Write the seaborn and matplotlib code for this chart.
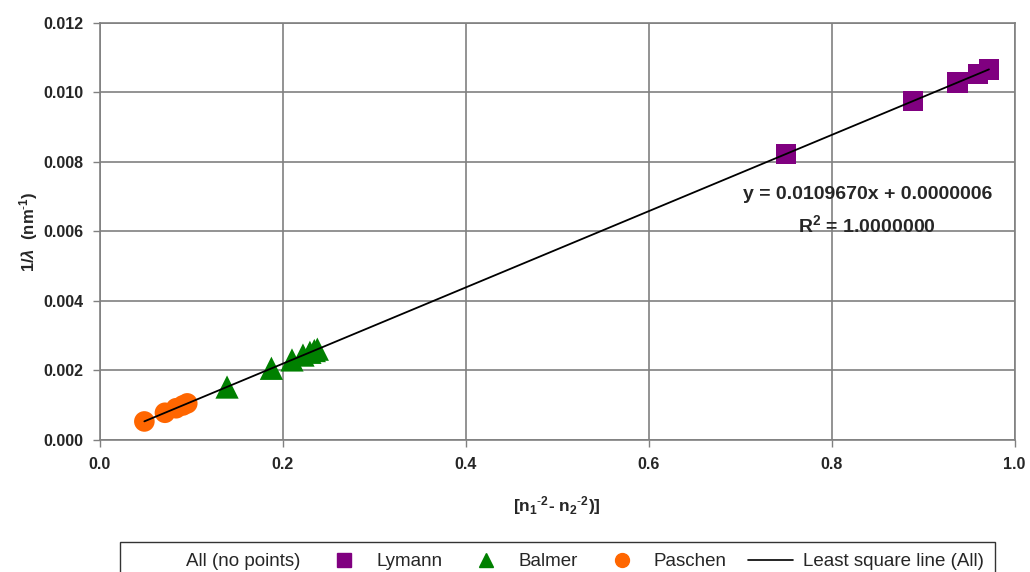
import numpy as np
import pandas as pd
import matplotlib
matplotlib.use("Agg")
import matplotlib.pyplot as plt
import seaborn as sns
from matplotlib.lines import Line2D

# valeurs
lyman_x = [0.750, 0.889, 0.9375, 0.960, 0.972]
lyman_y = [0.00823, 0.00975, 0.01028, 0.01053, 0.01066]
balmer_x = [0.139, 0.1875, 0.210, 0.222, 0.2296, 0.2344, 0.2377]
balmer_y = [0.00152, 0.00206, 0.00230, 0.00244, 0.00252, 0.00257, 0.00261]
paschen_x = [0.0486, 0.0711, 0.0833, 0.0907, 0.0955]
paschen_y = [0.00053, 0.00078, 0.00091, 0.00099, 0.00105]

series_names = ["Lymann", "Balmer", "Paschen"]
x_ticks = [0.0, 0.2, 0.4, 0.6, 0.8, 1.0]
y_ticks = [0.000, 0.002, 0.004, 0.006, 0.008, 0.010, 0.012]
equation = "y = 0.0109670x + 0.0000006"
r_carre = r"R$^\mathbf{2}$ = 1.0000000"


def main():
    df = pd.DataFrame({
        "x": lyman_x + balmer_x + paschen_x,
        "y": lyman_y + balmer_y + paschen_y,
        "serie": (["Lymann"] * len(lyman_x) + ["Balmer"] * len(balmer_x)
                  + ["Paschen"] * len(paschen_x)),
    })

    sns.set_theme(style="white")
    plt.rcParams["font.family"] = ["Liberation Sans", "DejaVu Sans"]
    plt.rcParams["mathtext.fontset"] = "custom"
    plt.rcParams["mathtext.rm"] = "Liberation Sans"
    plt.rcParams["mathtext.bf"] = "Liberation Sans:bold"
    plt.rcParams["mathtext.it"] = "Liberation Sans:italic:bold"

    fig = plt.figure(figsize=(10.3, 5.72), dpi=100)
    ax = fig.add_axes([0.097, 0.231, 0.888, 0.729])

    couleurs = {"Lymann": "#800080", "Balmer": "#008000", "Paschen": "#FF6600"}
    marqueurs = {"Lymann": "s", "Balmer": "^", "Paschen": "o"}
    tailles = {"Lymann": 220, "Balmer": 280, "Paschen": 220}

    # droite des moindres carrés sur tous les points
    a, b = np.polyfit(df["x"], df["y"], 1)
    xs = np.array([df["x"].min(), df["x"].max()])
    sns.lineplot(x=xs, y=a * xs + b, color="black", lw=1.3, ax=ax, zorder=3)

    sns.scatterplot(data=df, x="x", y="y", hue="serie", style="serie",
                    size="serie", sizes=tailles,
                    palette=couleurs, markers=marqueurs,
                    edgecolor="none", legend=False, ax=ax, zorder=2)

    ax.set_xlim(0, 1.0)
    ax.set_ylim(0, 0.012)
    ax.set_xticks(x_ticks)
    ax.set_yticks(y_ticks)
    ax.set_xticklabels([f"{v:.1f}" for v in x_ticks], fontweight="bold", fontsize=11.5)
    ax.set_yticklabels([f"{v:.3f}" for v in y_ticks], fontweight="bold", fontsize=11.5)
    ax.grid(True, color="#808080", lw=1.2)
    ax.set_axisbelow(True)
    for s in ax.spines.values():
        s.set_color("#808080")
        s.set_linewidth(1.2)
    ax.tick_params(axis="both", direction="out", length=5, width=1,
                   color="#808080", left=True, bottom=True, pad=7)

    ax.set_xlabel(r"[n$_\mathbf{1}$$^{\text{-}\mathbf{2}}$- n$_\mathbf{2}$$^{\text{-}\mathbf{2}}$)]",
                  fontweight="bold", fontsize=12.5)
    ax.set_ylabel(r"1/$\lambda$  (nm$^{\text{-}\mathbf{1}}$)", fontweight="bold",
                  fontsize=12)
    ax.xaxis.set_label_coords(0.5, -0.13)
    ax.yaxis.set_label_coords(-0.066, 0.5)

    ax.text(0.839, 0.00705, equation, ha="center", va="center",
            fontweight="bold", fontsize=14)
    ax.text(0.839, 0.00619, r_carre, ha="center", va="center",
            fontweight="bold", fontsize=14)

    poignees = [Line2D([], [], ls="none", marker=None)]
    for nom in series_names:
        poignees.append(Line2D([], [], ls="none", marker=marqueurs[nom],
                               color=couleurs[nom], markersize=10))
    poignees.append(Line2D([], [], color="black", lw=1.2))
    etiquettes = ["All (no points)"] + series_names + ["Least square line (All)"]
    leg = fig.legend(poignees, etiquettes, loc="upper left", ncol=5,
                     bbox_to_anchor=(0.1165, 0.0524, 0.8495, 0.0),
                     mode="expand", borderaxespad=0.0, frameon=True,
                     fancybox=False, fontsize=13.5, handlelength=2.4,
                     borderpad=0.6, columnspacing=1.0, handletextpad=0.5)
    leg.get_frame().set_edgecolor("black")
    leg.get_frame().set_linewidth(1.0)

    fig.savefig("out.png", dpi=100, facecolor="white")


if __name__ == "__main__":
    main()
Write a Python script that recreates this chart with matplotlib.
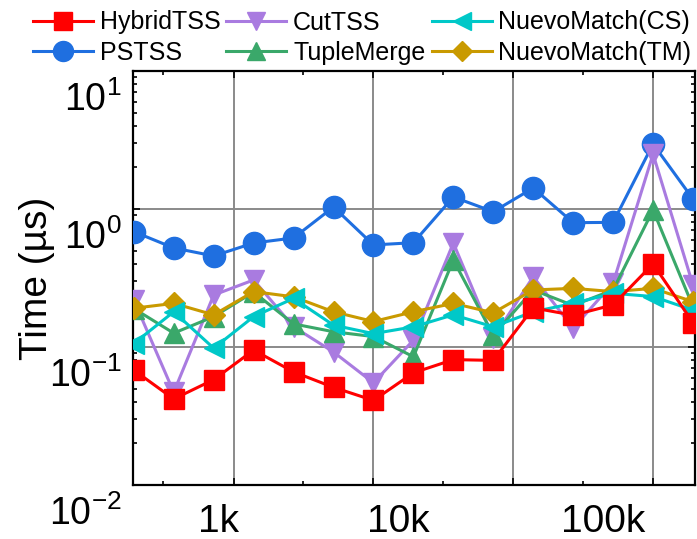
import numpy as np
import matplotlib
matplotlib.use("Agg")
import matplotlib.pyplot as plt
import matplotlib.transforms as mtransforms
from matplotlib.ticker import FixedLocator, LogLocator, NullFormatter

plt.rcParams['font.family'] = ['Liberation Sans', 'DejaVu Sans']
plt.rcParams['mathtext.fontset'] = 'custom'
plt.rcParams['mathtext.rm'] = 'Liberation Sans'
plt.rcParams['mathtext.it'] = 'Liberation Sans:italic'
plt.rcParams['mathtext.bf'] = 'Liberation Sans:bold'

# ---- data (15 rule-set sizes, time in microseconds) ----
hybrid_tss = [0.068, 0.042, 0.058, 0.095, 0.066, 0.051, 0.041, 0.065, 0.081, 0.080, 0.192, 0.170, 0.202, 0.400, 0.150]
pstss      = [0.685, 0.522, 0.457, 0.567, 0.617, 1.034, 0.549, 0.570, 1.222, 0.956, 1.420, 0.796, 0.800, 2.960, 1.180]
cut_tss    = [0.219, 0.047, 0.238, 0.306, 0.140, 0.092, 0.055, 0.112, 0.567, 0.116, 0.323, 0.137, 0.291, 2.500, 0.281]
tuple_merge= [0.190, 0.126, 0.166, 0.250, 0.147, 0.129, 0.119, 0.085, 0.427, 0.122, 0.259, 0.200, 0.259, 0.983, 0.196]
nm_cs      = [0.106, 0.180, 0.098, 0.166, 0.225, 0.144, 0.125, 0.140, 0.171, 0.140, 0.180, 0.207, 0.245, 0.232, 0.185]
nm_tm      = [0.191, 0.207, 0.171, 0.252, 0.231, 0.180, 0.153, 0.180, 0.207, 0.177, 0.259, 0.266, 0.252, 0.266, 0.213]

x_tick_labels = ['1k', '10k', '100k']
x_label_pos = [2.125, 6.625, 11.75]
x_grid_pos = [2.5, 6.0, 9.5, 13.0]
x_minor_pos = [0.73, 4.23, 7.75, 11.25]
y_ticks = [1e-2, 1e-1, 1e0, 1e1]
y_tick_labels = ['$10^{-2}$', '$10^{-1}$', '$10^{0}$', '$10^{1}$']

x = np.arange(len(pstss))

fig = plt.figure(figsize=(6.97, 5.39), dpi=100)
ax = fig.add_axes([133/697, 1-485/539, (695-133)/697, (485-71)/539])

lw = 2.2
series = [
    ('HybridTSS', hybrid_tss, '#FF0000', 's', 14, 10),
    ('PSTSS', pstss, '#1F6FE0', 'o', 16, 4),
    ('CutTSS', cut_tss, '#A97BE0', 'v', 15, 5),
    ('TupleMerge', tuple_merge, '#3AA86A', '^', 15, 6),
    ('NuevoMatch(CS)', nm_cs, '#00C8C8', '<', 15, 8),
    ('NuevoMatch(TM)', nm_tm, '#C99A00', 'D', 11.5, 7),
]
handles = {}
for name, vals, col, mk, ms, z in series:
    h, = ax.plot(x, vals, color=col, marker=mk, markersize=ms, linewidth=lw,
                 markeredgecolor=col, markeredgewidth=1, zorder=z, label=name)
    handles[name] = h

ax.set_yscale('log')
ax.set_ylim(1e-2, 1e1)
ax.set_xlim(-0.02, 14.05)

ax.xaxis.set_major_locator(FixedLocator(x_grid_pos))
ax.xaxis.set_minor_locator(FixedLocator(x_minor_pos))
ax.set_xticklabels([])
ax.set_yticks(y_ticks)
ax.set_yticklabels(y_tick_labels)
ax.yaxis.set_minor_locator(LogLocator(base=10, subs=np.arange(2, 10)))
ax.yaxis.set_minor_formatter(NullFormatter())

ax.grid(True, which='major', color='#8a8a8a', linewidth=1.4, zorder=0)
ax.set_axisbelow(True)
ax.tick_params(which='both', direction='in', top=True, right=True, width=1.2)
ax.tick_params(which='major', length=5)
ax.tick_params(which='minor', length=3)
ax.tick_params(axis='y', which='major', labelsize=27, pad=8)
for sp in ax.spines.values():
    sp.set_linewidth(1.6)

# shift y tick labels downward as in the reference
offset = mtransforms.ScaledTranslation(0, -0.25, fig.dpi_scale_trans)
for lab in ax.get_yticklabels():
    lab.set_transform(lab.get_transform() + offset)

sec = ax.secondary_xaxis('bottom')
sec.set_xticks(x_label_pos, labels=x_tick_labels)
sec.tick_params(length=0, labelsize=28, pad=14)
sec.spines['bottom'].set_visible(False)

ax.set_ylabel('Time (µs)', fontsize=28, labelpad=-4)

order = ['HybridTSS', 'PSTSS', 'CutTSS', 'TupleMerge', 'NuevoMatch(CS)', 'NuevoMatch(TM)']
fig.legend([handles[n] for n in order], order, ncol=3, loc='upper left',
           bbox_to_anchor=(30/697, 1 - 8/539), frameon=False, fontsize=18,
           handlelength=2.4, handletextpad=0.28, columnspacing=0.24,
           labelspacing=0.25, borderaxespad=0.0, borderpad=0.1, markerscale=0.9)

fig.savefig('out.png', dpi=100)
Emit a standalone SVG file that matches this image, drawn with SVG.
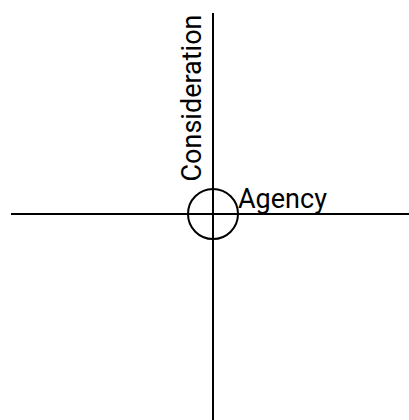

════════════════════

## What you are asked to do
Go through the material line by line. Show each line that contains the string "with".

## Answer to this task
Write a Python script that recreates this chart with matplotlib.
Emit a standalone SVG file that matches this image, drawn with SVG.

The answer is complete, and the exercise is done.